Police detain 11 Syrians for ‘renting’ out children to beg in Turkey’s south

Police detain 11 Syrians for ‘renting’ out children to beg in Turkey’s south

ADANA - Doğan News Agency
Police detain 11 Syrians for ‘renting’ out children to beg in Turkey’s south

Police detained 11 people in a raid on Syrian citizens who were understood to have been renting out their children to beg on a daily basis in the streets of Adana, a province in Turkey’s south, on Oct. 21.

In a dawn raid, 100 law enforcement officials, who had been monitoring beggars and their families for the past month, apprehended 11 people for renting out their children for varying prices in Adana’s Seyhan district.
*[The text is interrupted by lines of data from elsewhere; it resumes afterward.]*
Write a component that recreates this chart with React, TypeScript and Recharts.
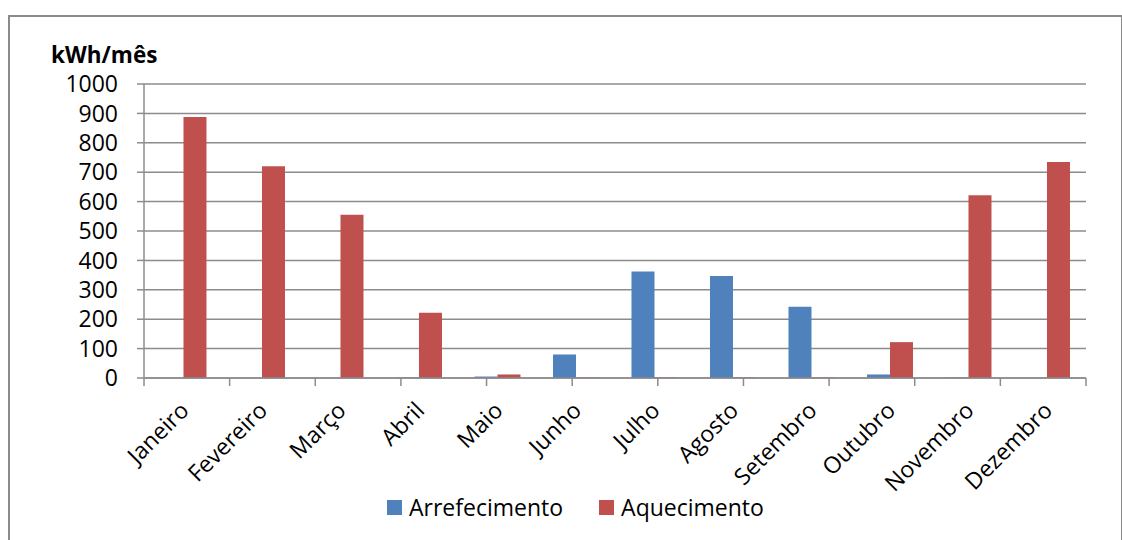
import React from "react";
import { BarChart, Bar, XAxis, YAxis, CartesianGrid } from "recharts";

const months = ["Janeiro", "Fevereiro", "Março", "Abril", "Maio", "Junho", "Julho", "Agosto", "Setembro", "Outubro", "Novembro", "Dezembro"];
const arrefecimento = [0, 0, 0, 2, 5, 80, 362, 347, 242, 12, 2, 0];
const aquecimento = [888, 720, 555, 222, 12, 2, 2, 2, 2, 122, 622, 735];
const yTicks = [0, 100, 200, 300, 400, 500, 600, 700, 800, 900, 1000];
const boundaryTicks = [0, 1, 2, 3, 4, 5, 6, 7, 8, 9, 10, 11, 12];

const data = months.map((m, i) => ({ month: m, arrefecimento: arrefecimento[i], aquecimento: aquecimento[i] }));

const FONT = "'Open Sans', Lato, sans-serif";
const BLUE = "#4F81BD";
const RED = "#C0504D";
const GRID = "#8c8c8c";

const MonthTick = (props: any) => {
  const { x, y, payload } = props;
  return (
    <g transform={`translate(${x + 7},${y + 25})`}>
      <text transform="rotate(-45)" textAnchor="end" fontSize={23} fontFamily={FONT} fill="#000">
        {payload.value}
      </text>
    </g>
  );
};

const EmptyTick = () => <g />;

export default function App() {
  return (
    <div style={{ position: "absolute", left: 0, top: 0, width: 1122, height: 540, overflow: "hidden", background: "#fff" }}>
      <div style={{ position: "absolute", left: 8, top: 15, width: 1111, height: 600, border: "2px solid #8a8a8a" }} />
      <div style={{ position: "absolute", left: 51, top: 46, lineHeight: "18px", fontFamily: FONT, fontWeight: 700, fontSize: 22.5, color: "#000" }}>kWh/mês</div>
      <div style={{ position: "absolute", left: 0, top: 0 }}>
        <BarChart width={1122} height={540} data={data} margin={{ top: 84, right: 36, left: 0, bottom: 160 }} barCategoryGap="21%" barGap={0}>
          <CartesianGrid vertical={false} stroke={GRID} strokeWidth={1.5} />
          <XAxis dataKey="month" xAxisId="cat" tick={<MonthTick />} tickLine={false} axisLine={false} interval={0} height={1} />
          <XAxis xAxisId="bound" type="number" domain={[0, 12]} ticks={boundaryTicks} allowDataOverflow interval={0} tick={<EmptyTick />} tickSize={8} tickLine={{ stroke: GRID, strokeWidth: 1.5 }} axisLine={{ stroke: GRID, strokeWidth: 1.5 }} height={1} />
          <YAxis domain={[0, 1000]} ticks={yTicks} width={144} tickSize={7} tickMargin={19} interval={0}
            tick={{ fontSize: 23, fontFamily: FONT, fill: "#000" }}
            tickLine={{ stroke: GRID, strokeWidth: 1.5 }} axisLine={{ stroke: GRID, strokeWidth: 1.5 }} />
          <Bar xAxisId="cat" dataKey="arrefecimento" fill={BLUE} isAnimationActive={false} />
          <Bar xAxisId="cat" dataKey="aquecimento" fill={RED} isAnimationActive={false} />
        </BarChart>
      </div>
      <div style={{ position: "absolute", left: 387, top: 491, display: "flex", alignItems: "center", fontFamily: FONT, fontSize: 23, color: "#000" }}>
        <span style={{ width: 15, height: 15, background: BLUE, display: "inline-block", marginRight: 7 }} />
        <span>Arrefecimento</span>
        <span style={{ width: 15, height: 15, background: RED, display: "inline-block", marginLeft: 36, marginRight: 7 }} />
        <span>Aquecimento</span>
      </div>
    </div>
  );
}
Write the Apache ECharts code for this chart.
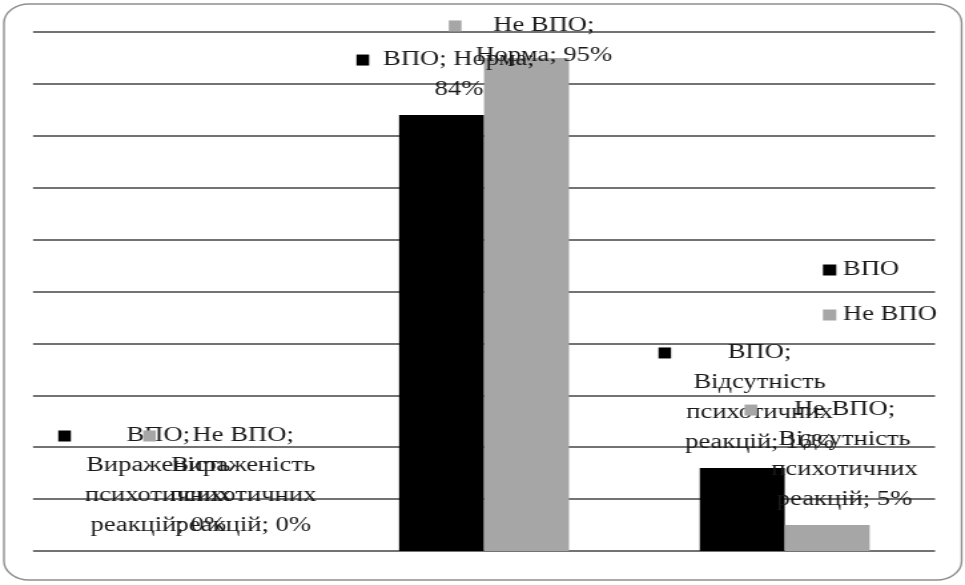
<!DOCTYPE html>
<html>
<head>
<meta charset="utf-8">
<script src="https://cdn.jsdelivr.net/npm/echarts@6/dist/echarts.min.js"></script>
<style>
  html, body { margin: 0; padding: 0; background: #ffffff; overflow: hidden; }
  /* the chart is laid out narrower and widened to the page, giving the broad lettering */
  #chart { width: 725px; height: 585px; transform: scaleX(1.331); transform-origin: 0 0; }
</style>
</head>
<body>
<div id="chart"></div>
<script>
// Categories and per-group percentages
const categories = ['Вираженість психотичних реакцій', 'Норма', 'Відсутність психотичних реакцій'];
const seriesNames = ['ВПО', 'Не ВПО'];
const vpoValues = [0, 84, 16];
const nonVpoValues = [0, 95, 5];
const seriesColors = ['#000000', '#a6a6a6'];

const FONT = '"Liberation Serif", "Times New Roman", serif';
const TEXT_COLOR = '#1a1a1a';

// Word wrapping for the data labels, measured with the label font
const measureCtx = document.createElement('canvas').getContext('2d');
measureCtx.font = '20px ' + FONT;
function wrapWords(text, maxWidth) {
  const words = text.split(' ');
  const lines = [];
  let cur = '';
  words.forEach(w => {
    const trial = cur ? cur + ' ' + w : w;
    if (cur && measureCtx.measureText(trial).width > maxWidth) {
      lines.push(cur);
      cur = w;
    } else {
      cur = trial;
    }
  });
  if (cur) lines.push(cur);
  return lines;
}

// "Series; Category; Value%" with a colour key in front of the first line
function labelFormatter(p) {
  const full = p.seriesName + '; ' + p.name + '; ' + p.value + '%';
  return wrapWords(full, 118)
    .map((line, i) => (i === 0 ? '{k' + p.seriesIndex + '|}{g|}' : '{s|}') + '{t|' + line + '}')
    .join('\n');
}

const labelRich = {
  k0: { width: 9.5, height: 11, backgroundColor: seriesColors[0], align: 'left' },
  k1: { width: 9.5, height: 11, backgroundColor: seriesColors[1], align: 'left' },
  g: { width: 10.5, align: 'left' },
  s: { width: 20, align: 'left' },
  t: { align: 'center', fontSize: 20, fontFamily: FONT, color: TEXT_COLOR, lineHeight: 30 }
};

function buildData(values) {
  return values.map(v => {
    const item = { value: v };
    // labels of the tallest bars are pulled down to stay inside the frame
    if (v > 90) item.label = { distance: -13 };
    return item;
  });
}

function makeSeries(name, values, color) {
  return {
    name: name,
    type: 'bar',
    data: buildData(values),
    barGap: '0%',
    barCategoryGap: '43.5%',
    itemStyle: { color: color },
    label: {
      show: true,
      position: 'top',
      distance: 10,
      offset: [3, 0],
      formatter: labelFormatter,
      fontSize: 20,
      fontFamily: FONT,
      color: TEXT_COLOR,
      lineHeight: 30,
      rich: labelRich
    }
  };
}

const chart = echarts.init(document.getElementById('chart'), null, { renderer: 'canvas' });
chart.setOption({
  animation: false,
  backgroundColor: '#ffffff',
  graphic: [{
    type: 'rect',
    silent: true,
    z: -10,
    shape: { x: 3, y: 4, width: 719.5, height: 576, r: 19 },
    style: { fill: 'none', stroke: '#8f8f8f', lineWidth: 1.4 }
  }],
  grid: { left: 24.8, right: 22.5, top: 32, bottom: 34, containLabel: false },
  legend: {
    orient: 'vertical',
    left: 618.3,
    top: 258,
    padding: 0,
    itemWidth: 10,
    itemHeight: 11,
    itemGap: 21,
    icon: 'rect',
    selectedMode: false,
    data: seriesNames,
    textStyle: { fontSize: 20, fontFamily: FONT, color: TEXT_COLOR, lineHeight: 24 }
  },
  xAxis: {
    type: 'category',
    data: categories,
    axisLine: { show: false },
    axisTick: { show: false },
    axisLabel: { show: false }
  },
  yAxis: {
    type: 'value',
    min: 0,
    max: 100,
    interval: 10,
    axisLine: { show: false },
    axisTick: { show: false },
    axisLabel: { show: false },
    splitLine: { show: true, lineStyle: { color: '#444444', width: 1.5 } }
  },
  series: [
    makeSeries(seriesNames[0], vpoValues, seriesColors[0]),
    makeSeries(seriesNames[1], nonVpoValues, seriesColors[1])
  ]
});
</script>
</body>
</html>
Two people fled during the raid.

As the kids who fell short on their profits were rented out for around 20 Turkish Liras (roughly $5.5), the more profitable ones had 100 liras (about $27) worth of price tags on them for the daily begging.

The detained children and the families were first brought to the City Immigration Center, and then were transferred to a temporary shelter in Osmaniye, a smaller province neighboring Adana.
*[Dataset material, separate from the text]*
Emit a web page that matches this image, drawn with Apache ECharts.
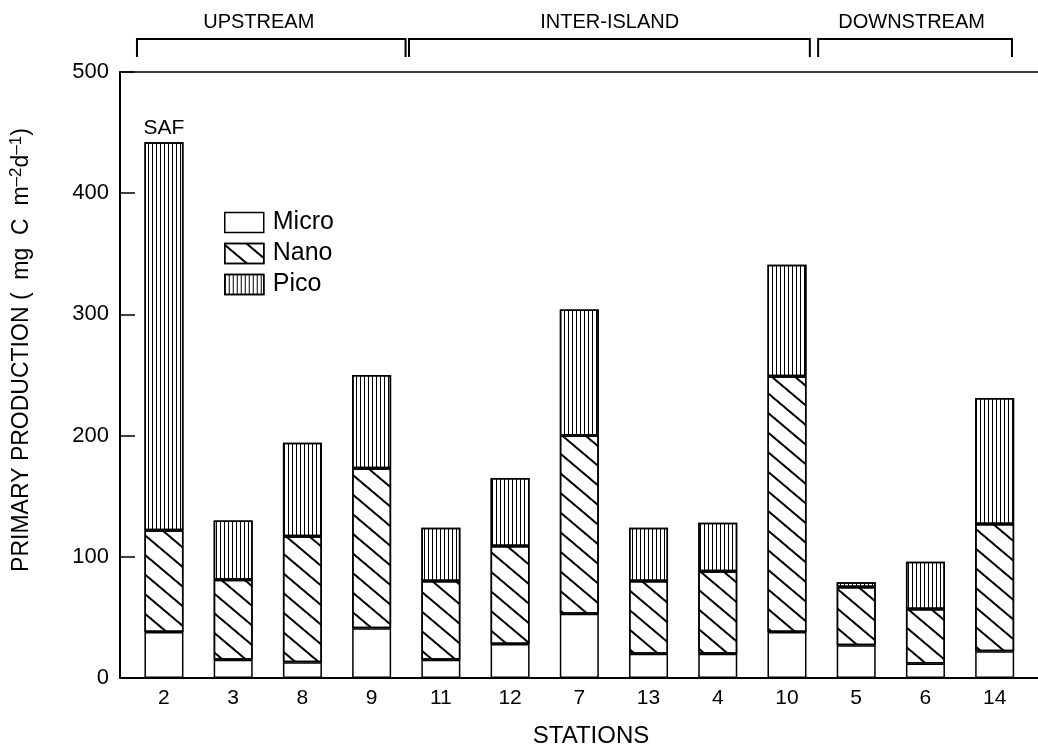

The Syrian children, who have fled their war-torn countries and have quickly picked up on their Turkish when they took shelter in the country, can be seen frequently in the streets of Adana, mostly begging by traffic lights in groups.
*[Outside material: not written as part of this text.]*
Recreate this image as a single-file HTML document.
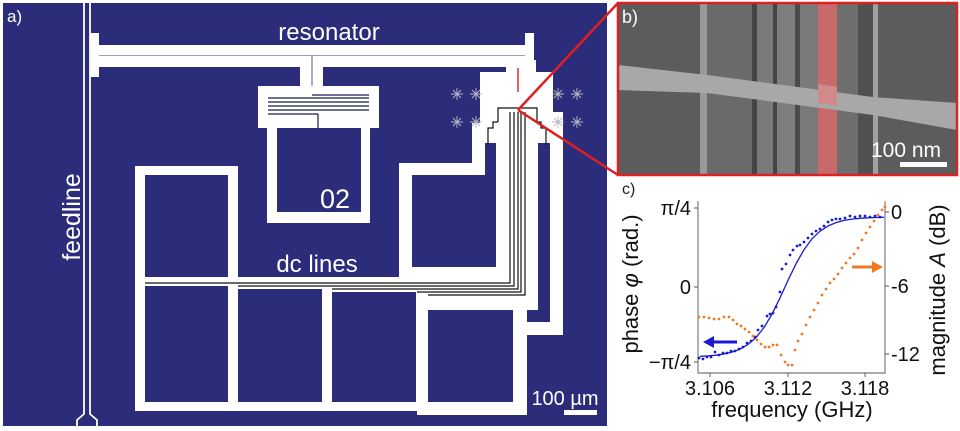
<!DOCTYPE html>
<html><head><meta charset="utf-8"><style>
html,body{margin:0;padding:0;background:#fff;}
svg{display:block;}
text{font-family:"Liberation Sans",sans-serif;}
.m{font-family:"DejaVu Sans","Liberation Sans",sans-serif;}
</style></head><body>
<svg width="960" height="431" viewBox="0 0 960 431" xmlns="http://www.w3.org/2000/svg">
<rect width="960" height="431" fill="#fff"/>
<rect x="3" y="3" width="604" height="423" fill="#2b2c7a"/>
<path d="M84,3 V414 L77,420 V426 M90,3 V414 L97,420 V426" stroke="#fff" stroke-width="1.8" fill="none"/>
<rect x="93" y="45" width="440" height="22" fill="#fff"/>
<line x1="96" y1="55.5" x2="530" y2="55.5" stroke="#9a9ccc" stroke-width="1"/>
<rect x="90" y="33" width="9" height="44" fill="#fff"/>
<rect x="525" y="33" width="9" height="30" fill="#fff"/>
<rect x="300" y="66" width="23" height="22" fill="#fff"/>
<line x1="312" y1="56" x2="312" y2="95" stroke="#5a5ca0" stroke-width="1"/>
<rect x="258" y="86" width="121" height="42" fill="#fff"/>
<g stroke="#1a1b50" stroke-width="1.2">
<line x1="312" y1="95" x2="369" y2="95"/><line x1="268" y1="98" x2="369" y2="98"/>
<line x1="268" y1="102" x2="369" y2="102"/><line x1="268" y1="106" x2="369" y2="106"/>
<line x1="268" y1="110" x2="369" y2="110"/><line x1="268" y1="114" x2="318" y2="114"/>
<line x1="318" y1="114" x2="318" y2="128"/>
</g>
<rect x="267" y="128" width="103" height="95" fill="#fff"/>
<rect x="277" y="128" width="84" height="84" fill="#2b2c7a"/>
<text x="320" y="208" font-size="27" fill="#fff" font-family="Liberation Mono">02</text>
<rect x="135" y="166" width="103" height="111" fill="#fff"/>
<rect x="145" y="175" width="83" height="102" fill="#2b2c7a"/>
<rect x="135" y="277" width="403" height="33" fill="#fff"/>
<rect x="135" y="310" width="392" height="101" fill="#fff"/>
<rect x="417" y="402" width="110" height="13" fill="#fff"/>
<rect x="145" y="286" width="83" height="116" fill="#2b2c7a"/>
<rect x="238" y="289" width="84" height="113" fill="#2b2c7a"/>
<rect x="332" y="292" width="84" height="110" fill="#2b2c7a"/>
<rect x="428" y="310" width="85" height="92" fill="#2b2c7a"/>
<rect x="399" y="163" width="86" height="12" fill="#fff"/>
<rect x="399" y="163" width="13" height="114" fill="#fff"/>
<rect x="472" y="123" width="13" height="52" fill="#fff"/>
<rect x="496" y="120" width="42" height="190" fill="#fff"/>
<rect x="399" y="267" width="139" height="12" fill="#fff"/>
<rect x="412" y="175" width="84" height="92" fill="#2b2c7a"/>
<rect x="550" y="115" width="13" height="220" fill="#fff"/>
<rect x="513" y="322" width="50" height="13" fill="#fff"/>
<rect x="513" y="322" width="14" height="93" fill="#fff"/>
<rect x="480" y="72" width="73" height="71" fill="#fff"/>
<rect x="506" y="60" width="30" height="15" fill="#fff"/>
<rect x="553" y="112" width="10" height="32" fill="#fff"/>
<g stroke="#111" stroke-width="1.2" fill="none">
<polyline points="498,122 498,108 537,108 537,122 541,122 541,128 546,128 546,145"/>
<polyline points="498,122 493,122 493,128 488,128 488,145"/>
<path d="M510,112 V283 H145 M514,112 V286 H238 M518,112 V289 H332 M521,112 V292 H417 M525,112 V295 H428"/>
</g>
<line x1="518" y1="68" x2="518" y2="92" stroke="#e03030" stroke-width="1.5"/>
<g stroke="#b8b8c8" stroke-width="0.9">
<path d="M451,94h12M457,88v12M453,90l8,8M453,98l8,-8"/>
<path d="M470,94h12M476,88v12M472,90l8,8M472,98l8,-8"/>
<path d="M451,122h12M457,116v12M453,118l8,8M453,126l8,-8"/>
<path d="M470,122h12M476,116v12M472,118l8,8M472,126l8,-8"/>
<path d="M552,94h12M558,88v12M554,90l8,8M554,98l8,-8"/>
<path d="M571,94h12M577,88v12M573,90l8,8M573,98l8,-8"/>
<path d="M552,122h12M558,116v12M554,118l8,8M554,126l8,-8"/>
<path d="M571,122h12M577,116v12M573,118l8,8M573,126l8,-8"/>
</g>
<text x="7" y="22" font-size="17" fill="#fff">a)</text>
<text x="329" y="40" font-size="24" fill="#fff" text-anchor="middle">resonator</text>
<text x="317" y="272" font-size="24" fill="#fff" text-anchor="middle">dc lines</text>
<text transform="translate(80,217) rotate(-90)" font-size="25" fill="#fff" text-anchor="middle">feedline</text>
<text x="565" y="405" font-size="20" fill="#fff" text-anchor="middle">100 µm</text>
<rect x="564" y="410" width="33" height="5" fill="#fff"/>
<rect x="618" y="3" width="339" height="172" fill="#5c5c5c"/>
<rect x="707" y="3" width="45" height="172" fill="#6a6a6a"/>
<rect x="700" y="3" width="7" height="172" fill="#9a9a9a"/>
<rect x="752" y="3" width="5" height="172" fill="#444"/>
<rect x="757" y="3" width="16" height="172" fill="#7a7a7a"/>
<rect x="773" y="3" width="4" height="172" fill="#444"/>
<rect x="777" y="3" width="18" height="172" fill="#7e7e7e"/>
<rect x="795" y="3" width="5" height="172" fill="#4a4a4a"/>
<rect x="800" y="3" width="18" height="172" fill="#7a7a7a"/>
<rect x="818" y="3" width="19" height="172" fill="#c86a6a"/>
<rect x="837" y="3" width="21" height="172" fill="#6e6e6e"/>
<rect x="858" y="3" width="15" height="172" fill="#505050"/>
<rect x="873" y="3" width="5" height="172" fill="#a0a0a0"/>
<polygon points="618,65 707,75 873,97 957,103 957,130 873,115 707,93 618,90" fill="#a8a8a8"/>
<polygon points="818,84 837,87 837,106 818,103" fill="#d08a8a"/>
<text x="622" y="23" font-size="18" fill="#fff">b)</text>
<text x="906" y="157" font-size="21" fill="#fff" text-anchor="middle">100 nm</text>
<rect x="900" y="162" width="47" height="5" fill="#fff"/>
<rect x="618" y="3" width="339" height="172" fill="none" stroke="#e02020" stroke-width="2.5"/>
<line x1="518" y1="110" x2="618" y2="3" stroke="#e02020" stroke-width="2.5"/>
<line x1="518" y1="110" x2="618" y2="175" stroke="#e02020" stroke-width="2.5"/>
<text x="622" y="194" font-size="16" fill="#222">c)</text>
<g stroke="#555" stroke-width="0.9" fill="none">
<path d="M698,201V373H885V201"/>
<path d="M698,208h-4M698,287h-4M698,362h-4M885,212h4M885,286h4M885,354h4M710,373v4M788,373v4M865,373v4"/>
</g>
<g class="m" font-size="20" fill="#111">
<text x="691" y="215" text-anchor="end">π/4</text>
<text x="691" y="294" text-anchor="end">0</text>
<text x="691" y="369" text-anchor="end">−π/4</text>
<text x="891" y="219">0</text>
<text x="891" y="293">-6</text>
<text x="891" y="361">-12</text>
<text x="710" y="395" text-anchor="middle">3.106</text>
<text x="788" y="395" text-anchor="middle">3.112</text>
<text x="865" y="395" text-anchor="middle">3.118</text>
</g>
<g class="m" font-size="22" fill="#111">
<text x="792" y="417" text-anchor="middle">frequency (GHz)</text>
<text transform="translate(638,284) rotate(-90)" text-anchor="middle">phase <tspan font-style="italic">φ</tspan> (rad.)</text>
<text transform="translate(945,290) rotate(-90)" text-anchor="middle">magnitude <tspan font-style="italic">A</tspan> (dB)</text>
</g>
<polyline fill="none" stroke="#1a1ad0" stroke-width="1.3" points="700,356.3 708,355.9 716,355.2 724,354 732,352.1 740,349.1 748,344.5 756,337.5 764,327.5 772,314.2 780,297.9 788,280.4 796,263.8 804,249.7 812,238.8 820,231.2 828,226 836,222.6 844,220.4 852,219.1 860,218.3 868,217.8 876,217.5 884,217.3"/>
<g fill="#1a1ad0">
<circle cx="699" cy="358" r="1.4"/><circle cx="703" cy="359" r="1.4"/><circle cx="707" cy="357" r="1.4"/><circle cx="711" cy="357" r="1.4"/><circle cx="715" cy="352" r="1.4"/><circle cx="719" cy="355" r="1.4"/><circle cx="723" cy="353" r="1.4"/><circle cx="727" cy="353" r="1.4"/><circle cx="731" cy="351" r="1.4"/><circle cx="735" cy="351" r="1.4"/><circle cx="739" cy="349" r="1.4"/><circle cx="743" cy="347" r="1.4"/><circle cx="747" cy="343" r="1.4"/><circle cx="751" cy="341" r="1.4"/><circle cx="755" cy="337" r="1.4"/><circle cx="758" cy="330" r="1.4"/><circle cx="762" cy="326" r="1.4"/><circle cx="767" cy="316" r="1.4"/><circle cx="770" cy="314" r="1.4"/><circle cx="773" cy="313" r="1.4"/><circle cx="776" cy="307" r="1.4"/><circle cx="780" cy="292" r="1.4"/><circle cx="782" cy="269" r="1.4"/><circle cx="786" cy="264" r="1.4"/><circle cx="790" cy="255" r="1.4"/><circle cx="793" cy="250" r="1.4"/><circle cx="797" cy="246" r="1.4"/><circle cx="800" cy="245" r="1.4"/><circle cx="804" cy="242" r="1.4"/><circle cx="808" cy="238" r="1.4"/><circle cx="812" cy="234" r="1.4"/><circle cx="816" cy="231" r="1.4"/><circle cx="820" cy="229" r="1.4"/><circle cx="824" cy="226" r="1.4"/><circle cx="828" cy="222" r="1.4"/><circle cx="832" cy="220" r="1.4"/><circle cx="836" cy="219" r="1.4"/><circle cx="840" cy="219" r="1.4"/><circle cx="845" cy="218" r="1.4"/><circle cx="850" cy="216" r="1.4"/><circle cx="855" cy="217" r="1.4"/><circle cx="860" cy="216" r="1.4"/><circle cx="865" cy="216" r="1.4"/><circle cx="870" cy="217" r="1.4"/><circle cx="875" cy="216" r="1.4"/><circle cx="880" cy="217" r="1.4"/>
</g>
<g fill="#f07820">
<circle cx="699" cy="317" r="1.4"/><circle cx="704" cy="317" r="1.4"/><circle cx="709" cy="318" r="1.4"/><circle cx="714" cy="319" r="1.4"/><circle cx="719" cy="319" r="1.4"/><circle cx="724" cy="317" r="1.4"/><circle cx="729" cy="317" r="1.4"/><circle cx="733" cy="320" r="1.4"/><circle cx="737" cy="324" r="1.4"/><circle cx="741" cy="326" r="1.4"/><circle cx="745" cy="329" r="1.4"/><circle cx="749" cy="332" r="1.4"/><circle cx="753" cy="336" r="1.4"/><circle cx="757" cy="340" r="1.4"/><circle cx="761" cy="344" r="1.4"/><circle cx="765" cy="347" r="1.4"/><circle cx="769" cy="347" r="1.4"/><circle cx="773" cy="345" r="1.4"/><circle cx="777" cy="345" r="1.4"/><circle cx="781" cy="355" r="1.4"/><circle cx="785" cy="362" r="1.4"/><circle cx="788" cy="365" r="1.4"/><circle cx="792" cy="365" r="1.4"/><circle cx="795" cy="350" r="1.4"/><circle cx="798" cy="341" r="1.4"/><circle cx="802" cy="334" r="1.4"/><circle cx="806" cy="325" r="1.4"/><circle cx="810" cy="317" r="1.4"/><circle cx="814" cy="310" r="1.4"/><circle cx="818" cy="303" r="1.4"/><circle cx="822" cy="295" r="1.4"/><circle cx="826" cy="289" r="1.4"/><circle cx="830" cy="283" r="1.4"/><circle cx="834" cy="279" r="1.4"/><circle cx="838" cy="274" r="1.4"/><circle cx="842" cy="268" r="1.4"/><circle cx="846" cy="263" r="1.4"/><circle cx="850" cy="258" r="1.4"/><circle cx="854" cy="254" r="1.4"/><circle cx="858" cy="248" r="1.4"/><circle cx="862" cy="240" r="1.4"/><circle cx="866" cy="233" r="1.4"/><circle cx="870" cy="227" r="1.4"/><circle cx="874" cy="221" r="1.4"/><circle cx="878" cy="215" r="1.4"/><circle cx="882" cy="210" r="1.4"/><circle cx="885" cy="207" r="1.4"/>
</g>
<line x1="737" y1="342" x2="712" y2="342" stroke="#1a1ad0" stroke-width="3"/>
<polygon points="703,342 714,336 714,348" fill="#1a1ad0"/>
<line x1="852" y1="267" x2="874" y2="267" stroke="#f07820" stroke-width="3"/>
<polygon points="883,267 872,261 872,273" fill="#f07820"/>
</svg>
</body></html>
Adana, a city of 1.7 million, is an industrial city in Turkey’s south by the Mediterranean coast. It became one of the most popular refuge hubs in the country since the beginning of the Syrian war.

There are 166,332 Syrians in the neighboring southern province of Mersin, while the number is slightly lesser, at 165,028, in Adana.

The number of Syrian migrants in Turkey has surpassed 3.2 million, according to statistics released by the Interior Ministry’s Directorate General of Migration Management on Oct. 6.

According to official numbers, Turkey hosts some 4.5 million migrants, including Syrians. Iraqi migrants follow Syrians, with nearly 250,000 of them living across Turkey.